Scam spreads to Socorro
When Hal Quinn and his wife, Carmen, of Socorro saw the Albuquerque Journal Friday, they were surprised to see a repeat of a scam they had experienced themselves.
The story, “Walmart Duo Save Granny From Scam,” by Joline Gutierrez Kruger, was almost identical to something they experienced.
Last week, the Quinns received a call from someone who sounded just like their grandson who works in El Paso.
“He said he was in jail in Mexico,” Hal said.
The voice, completely believable, told Carmen her grandson had been in Juarez for a funeral and had been stopped on his way back to the United States. She was told the authorities had found drugs in his trunk and he had contacted the U.S. Embassy.
The grandson’s voice said he had tested clean for drugs but was in jail and his grandparents should talk to the embassy representative.
The person the Quinns talked to then told them to get their grandson out of jail, they would need to send $2,600 right away.
They were also told not to tell anybody else.
But Hal told the embassy representative to call his son, the father of the young man in question, who would be responsible for providing any money. Then he hung up the phone.
Suspicion nagged at Hal’s mind and he called his son himself right away. The younger Quinn called the grandson’s work place in El Paso — and there he was at work, just as he was supposed to be.
“This could be a bad scam,” Hal said. “I just want people to know it is happening, and it is happening right here.”
In the story out of Albuquerque, Minnie McKenna was saved from sending $2,860 to save her own grandson from a Mexican jail, by two Walmart employees who refused service to her last week.
“He said, ‘I’m in trouble,’” McKenna, 88, recalled. “He was all excited, saying he had gone to Mexico to attend a buddy’s funeral, which could very well be. He was in the military and knows people from all parts of the world.”
Grandson Benjamin, McKenna said, told her he and some friends had been arrested after traces of drugs had been found in their car. He had tested negative for drugs, but still he needed $2,860 to post bail.
Another man, this one claiming to be David Anders with the U.S. Embassy, asked her to give him her grandson’s full name for “verification.” He told McKenna to wire the money — they don’t take Visa — and her grandson would be put on a plane and the arrest wiped clean from his record.
McKenna was instructed to send the money via MoneyGram, a global money transfer service partnered with Walmart, to an agent named Marco Antonio Molina in Jalisco, more than 300 miles west of Mexico City.
She was also told not to tell a soul or things might go awry.
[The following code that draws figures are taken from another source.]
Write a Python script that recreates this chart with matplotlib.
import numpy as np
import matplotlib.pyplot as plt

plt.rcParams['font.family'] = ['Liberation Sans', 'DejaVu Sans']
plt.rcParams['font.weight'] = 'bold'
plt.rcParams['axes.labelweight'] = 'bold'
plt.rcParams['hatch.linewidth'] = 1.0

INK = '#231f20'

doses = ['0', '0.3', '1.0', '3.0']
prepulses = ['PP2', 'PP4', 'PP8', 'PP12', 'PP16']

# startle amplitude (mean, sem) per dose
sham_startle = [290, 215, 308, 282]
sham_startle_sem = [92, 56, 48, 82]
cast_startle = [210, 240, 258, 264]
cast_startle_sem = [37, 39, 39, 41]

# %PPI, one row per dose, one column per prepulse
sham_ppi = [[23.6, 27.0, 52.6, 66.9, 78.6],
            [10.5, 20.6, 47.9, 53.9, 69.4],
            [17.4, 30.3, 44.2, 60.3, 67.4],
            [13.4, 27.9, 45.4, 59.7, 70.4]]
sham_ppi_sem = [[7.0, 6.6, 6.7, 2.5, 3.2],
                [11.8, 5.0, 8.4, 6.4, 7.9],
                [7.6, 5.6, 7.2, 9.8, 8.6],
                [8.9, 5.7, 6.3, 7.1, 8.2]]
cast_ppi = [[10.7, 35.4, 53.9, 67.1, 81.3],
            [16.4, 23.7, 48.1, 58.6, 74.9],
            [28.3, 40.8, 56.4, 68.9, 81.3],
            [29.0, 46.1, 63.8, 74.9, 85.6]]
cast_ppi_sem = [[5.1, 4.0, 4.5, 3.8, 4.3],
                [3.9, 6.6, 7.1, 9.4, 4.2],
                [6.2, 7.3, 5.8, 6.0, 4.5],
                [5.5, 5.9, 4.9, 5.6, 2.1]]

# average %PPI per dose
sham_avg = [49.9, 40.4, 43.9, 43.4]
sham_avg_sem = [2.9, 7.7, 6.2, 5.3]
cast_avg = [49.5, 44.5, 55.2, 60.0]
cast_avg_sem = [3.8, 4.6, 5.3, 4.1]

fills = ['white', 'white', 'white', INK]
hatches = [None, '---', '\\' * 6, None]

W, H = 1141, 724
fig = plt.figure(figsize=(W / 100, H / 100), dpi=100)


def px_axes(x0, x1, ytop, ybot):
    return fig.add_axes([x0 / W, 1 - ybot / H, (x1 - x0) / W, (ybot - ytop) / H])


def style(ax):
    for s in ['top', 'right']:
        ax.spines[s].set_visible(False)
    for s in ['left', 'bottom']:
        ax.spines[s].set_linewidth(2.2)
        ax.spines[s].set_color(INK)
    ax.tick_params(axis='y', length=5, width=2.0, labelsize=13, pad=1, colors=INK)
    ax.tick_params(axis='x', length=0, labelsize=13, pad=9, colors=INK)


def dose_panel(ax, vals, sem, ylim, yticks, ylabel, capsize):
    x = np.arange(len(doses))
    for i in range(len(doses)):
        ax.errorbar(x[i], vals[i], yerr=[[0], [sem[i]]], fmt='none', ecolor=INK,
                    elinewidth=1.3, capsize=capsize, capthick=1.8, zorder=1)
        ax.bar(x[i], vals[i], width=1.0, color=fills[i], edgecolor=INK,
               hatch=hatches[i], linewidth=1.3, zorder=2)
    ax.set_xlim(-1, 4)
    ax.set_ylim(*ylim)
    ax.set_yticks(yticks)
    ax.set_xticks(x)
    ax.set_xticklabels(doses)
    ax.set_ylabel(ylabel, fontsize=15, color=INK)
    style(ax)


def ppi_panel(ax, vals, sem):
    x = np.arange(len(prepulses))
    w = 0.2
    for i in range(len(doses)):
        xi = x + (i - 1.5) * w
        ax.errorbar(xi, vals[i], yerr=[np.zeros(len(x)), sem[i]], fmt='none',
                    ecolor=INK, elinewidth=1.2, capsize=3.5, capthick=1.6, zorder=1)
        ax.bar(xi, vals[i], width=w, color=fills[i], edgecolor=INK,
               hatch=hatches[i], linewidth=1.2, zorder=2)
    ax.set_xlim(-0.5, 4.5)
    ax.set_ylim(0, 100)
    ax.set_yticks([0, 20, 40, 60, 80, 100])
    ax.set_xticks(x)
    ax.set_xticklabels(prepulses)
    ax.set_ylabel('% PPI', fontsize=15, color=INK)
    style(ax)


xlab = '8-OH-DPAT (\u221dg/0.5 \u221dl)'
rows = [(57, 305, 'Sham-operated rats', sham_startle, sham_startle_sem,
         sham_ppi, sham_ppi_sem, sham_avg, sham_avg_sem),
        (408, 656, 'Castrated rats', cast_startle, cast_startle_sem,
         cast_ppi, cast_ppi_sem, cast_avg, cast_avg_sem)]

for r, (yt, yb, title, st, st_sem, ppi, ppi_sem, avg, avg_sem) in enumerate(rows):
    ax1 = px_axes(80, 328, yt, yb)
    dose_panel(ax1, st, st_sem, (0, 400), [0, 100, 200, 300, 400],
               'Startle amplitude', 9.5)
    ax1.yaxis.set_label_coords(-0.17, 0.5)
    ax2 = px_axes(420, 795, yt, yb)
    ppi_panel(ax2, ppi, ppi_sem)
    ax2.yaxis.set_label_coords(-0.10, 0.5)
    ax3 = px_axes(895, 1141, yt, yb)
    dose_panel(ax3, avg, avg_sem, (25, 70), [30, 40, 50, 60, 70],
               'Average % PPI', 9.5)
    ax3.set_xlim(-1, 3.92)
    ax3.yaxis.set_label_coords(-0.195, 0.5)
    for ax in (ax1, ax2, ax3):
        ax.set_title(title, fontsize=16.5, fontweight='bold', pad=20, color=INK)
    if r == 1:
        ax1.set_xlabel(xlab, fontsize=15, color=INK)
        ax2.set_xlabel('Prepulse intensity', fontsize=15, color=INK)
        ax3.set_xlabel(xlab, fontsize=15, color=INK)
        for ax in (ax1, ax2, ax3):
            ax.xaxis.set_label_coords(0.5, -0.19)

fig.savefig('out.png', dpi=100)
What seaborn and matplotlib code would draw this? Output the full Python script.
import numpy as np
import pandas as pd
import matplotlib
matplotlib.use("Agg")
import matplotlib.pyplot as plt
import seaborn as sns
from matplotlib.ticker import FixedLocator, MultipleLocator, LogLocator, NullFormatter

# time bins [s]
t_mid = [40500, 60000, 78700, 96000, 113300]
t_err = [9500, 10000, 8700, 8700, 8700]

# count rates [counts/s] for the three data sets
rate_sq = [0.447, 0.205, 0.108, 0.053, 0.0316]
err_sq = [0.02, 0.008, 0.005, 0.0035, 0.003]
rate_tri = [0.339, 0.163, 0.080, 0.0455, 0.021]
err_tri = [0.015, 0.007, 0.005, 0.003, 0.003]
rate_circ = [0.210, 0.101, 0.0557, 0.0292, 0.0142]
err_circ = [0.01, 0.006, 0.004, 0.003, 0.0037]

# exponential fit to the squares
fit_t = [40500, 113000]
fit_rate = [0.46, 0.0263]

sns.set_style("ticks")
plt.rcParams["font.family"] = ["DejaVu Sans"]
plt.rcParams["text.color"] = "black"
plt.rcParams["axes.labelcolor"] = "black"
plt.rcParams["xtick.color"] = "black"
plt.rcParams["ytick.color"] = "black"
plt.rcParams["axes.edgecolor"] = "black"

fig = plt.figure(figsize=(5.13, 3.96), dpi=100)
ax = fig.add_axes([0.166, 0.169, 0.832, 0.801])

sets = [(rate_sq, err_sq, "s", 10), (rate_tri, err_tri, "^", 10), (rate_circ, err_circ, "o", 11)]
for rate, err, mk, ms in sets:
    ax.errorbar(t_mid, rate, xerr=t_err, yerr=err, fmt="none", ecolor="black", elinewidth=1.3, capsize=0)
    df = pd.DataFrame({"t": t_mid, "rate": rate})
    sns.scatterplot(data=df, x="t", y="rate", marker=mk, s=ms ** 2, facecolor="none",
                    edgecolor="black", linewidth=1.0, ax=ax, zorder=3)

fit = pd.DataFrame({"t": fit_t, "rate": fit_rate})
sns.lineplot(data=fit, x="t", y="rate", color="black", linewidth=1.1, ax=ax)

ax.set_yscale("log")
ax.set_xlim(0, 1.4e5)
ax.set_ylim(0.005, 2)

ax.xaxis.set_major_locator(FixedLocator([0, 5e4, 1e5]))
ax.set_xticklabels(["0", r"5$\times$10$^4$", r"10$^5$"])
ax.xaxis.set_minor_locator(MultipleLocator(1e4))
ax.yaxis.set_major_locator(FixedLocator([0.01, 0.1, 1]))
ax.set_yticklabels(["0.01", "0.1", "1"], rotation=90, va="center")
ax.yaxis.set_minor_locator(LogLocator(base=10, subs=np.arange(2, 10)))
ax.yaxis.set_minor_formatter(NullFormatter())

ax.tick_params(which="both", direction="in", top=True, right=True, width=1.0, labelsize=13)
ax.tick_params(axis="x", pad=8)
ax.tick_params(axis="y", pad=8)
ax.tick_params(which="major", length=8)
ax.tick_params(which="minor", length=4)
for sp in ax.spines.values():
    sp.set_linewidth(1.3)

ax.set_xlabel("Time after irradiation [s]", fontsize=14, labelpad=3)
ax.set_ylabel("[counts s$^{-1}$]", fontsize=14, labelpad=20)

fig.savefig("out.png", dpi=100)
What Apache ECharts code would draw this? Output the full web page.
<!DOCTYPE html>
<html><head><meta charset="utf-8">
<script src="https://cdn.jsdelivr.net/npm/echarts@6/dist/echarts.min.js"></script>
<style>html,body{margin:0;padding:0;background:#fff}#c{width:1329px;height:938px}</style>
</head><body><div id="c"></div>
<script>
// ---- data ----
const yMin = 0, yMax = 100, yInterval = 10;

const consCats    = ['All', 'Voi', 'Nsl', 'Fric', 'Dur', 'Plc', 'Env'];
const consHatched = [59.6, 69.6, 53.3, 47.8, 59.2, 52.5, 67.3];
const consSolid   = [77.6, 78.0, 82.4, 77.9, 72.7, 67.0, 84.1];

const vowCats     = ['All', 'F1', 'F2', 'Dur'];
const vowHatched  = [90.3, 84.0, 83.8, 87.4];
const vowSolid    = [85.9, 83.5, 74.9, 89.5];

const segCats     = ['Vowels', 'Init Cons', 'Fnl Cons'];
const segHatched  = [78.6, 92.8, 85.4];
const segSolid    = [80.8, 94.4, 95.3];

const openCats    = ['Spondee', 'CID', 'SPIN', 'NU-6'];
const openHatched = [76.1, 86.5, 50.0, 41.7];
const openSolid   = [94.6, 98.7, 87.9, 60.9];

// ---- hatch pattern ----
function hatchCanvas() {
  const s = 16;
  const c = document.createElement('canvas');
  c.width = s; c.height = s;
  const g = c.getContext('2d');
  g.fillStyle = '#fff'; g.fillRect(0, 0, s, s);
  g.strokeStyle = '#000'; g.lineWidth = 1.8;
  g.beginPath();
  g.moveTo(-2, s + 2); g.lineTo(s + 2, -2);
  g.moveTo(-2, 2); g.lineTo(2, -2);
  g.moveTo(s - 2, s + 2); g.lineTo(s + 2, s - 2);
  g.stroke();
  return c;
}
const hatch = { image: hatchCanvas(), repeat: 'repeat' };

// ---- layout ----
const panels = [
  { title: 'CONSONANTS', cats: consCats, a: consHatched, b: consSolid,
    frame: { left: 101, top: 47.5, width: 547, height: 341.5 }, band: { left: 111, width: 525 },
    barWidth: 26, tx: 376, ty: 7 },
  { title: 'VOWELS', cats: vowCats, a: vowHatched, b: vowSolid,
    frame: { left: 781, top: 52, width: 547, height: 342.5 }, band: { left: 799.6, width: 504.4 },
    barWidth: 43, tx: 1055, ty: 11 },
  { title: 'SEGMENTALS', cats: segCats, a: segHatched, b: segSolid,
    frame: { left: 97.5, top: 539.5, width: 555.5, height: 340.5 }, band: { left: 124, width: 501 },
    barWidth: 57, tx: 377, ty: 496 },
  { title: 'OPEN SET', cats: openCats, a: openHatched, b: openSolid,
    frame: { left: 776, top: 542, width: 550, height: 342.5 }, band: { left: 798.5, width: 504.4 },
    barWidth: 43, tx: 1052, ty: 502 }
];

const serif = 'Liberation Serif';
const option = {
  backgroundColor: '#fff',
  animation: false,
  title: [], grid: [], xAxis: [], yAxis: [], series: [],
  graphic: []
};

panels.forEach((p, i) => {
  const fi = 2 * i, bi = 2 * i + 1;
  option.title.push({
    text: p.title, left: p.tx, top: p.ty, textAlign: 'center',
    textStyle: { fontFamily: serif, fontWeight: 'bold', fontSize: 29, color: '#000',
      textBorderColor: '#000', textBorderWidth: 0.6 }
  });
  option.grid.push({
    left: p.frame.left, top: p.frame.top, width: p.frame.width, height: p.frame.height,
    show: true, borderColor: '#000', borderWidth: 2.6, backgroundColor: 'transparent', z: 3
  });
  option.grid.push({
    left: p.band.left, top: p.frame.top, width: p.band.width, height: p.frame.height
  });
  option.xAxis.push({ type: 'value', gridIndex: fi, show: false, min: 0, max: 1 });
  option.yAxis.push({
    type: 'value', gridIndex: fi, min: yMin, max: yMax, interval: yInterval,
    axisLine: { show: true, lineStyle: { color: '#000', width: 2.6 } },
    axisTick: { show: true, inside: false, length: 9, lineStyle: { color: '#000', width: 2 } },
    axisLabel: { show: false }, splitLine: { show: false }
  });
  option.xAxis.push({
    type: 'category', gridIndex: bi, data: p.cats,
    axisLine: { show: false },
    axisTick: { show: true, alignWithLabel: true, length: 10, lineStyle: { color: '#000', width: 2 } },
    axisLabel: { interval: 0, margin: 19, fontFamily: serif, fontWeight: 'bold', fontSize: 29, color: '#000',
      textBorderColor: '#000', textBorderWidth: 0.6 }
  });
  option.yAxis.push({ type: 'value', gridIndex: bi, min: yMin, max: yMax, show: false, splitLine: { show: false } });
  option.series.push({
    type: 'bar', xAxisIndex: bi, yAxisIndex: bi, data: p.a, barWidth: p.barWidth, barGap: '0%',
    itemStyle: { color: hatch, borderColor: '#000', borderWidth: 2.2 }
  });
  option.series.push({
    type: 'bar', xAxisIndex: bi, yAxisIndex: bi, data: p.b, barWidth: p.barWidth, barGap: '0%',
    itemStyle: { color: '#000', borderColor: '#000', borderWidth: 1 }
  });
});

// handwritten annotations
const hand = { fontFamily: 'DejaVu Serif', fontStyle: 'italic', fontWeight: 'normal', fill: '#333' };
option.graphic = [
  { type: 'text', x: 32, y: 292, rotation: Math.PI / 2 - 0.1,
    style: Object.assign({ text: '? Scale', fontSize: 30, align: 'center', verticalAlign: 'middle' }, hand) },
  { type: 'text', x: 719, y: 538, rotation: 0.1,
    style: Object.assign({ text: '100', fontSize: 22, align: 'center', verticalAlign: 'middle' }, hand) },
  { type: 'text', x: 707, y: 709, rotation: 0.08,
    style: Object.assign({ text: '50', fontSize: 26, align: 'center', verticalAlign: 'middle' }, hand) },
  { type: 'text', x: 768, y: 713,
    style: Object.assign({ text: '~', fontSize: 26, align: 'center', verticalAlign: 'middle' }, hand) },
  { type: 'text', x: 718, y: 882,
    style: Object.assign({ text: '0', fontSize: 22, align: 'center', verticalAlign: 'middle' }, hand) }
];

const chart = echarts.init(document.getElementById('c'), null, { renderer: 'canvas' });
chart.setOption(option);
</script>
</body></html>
“It was all so real,” she said.
When the clerks at Walmart smelled a scam and wouldn’t send the money, McKenna went home to make a few calls, including one to the supposed Mexican official, who suggested she wire the money through a different store.
Then she called Benjamin in Manhattan, Kan. and there he was.
He had never been in Mexico, never been in jail. It had all been a scam.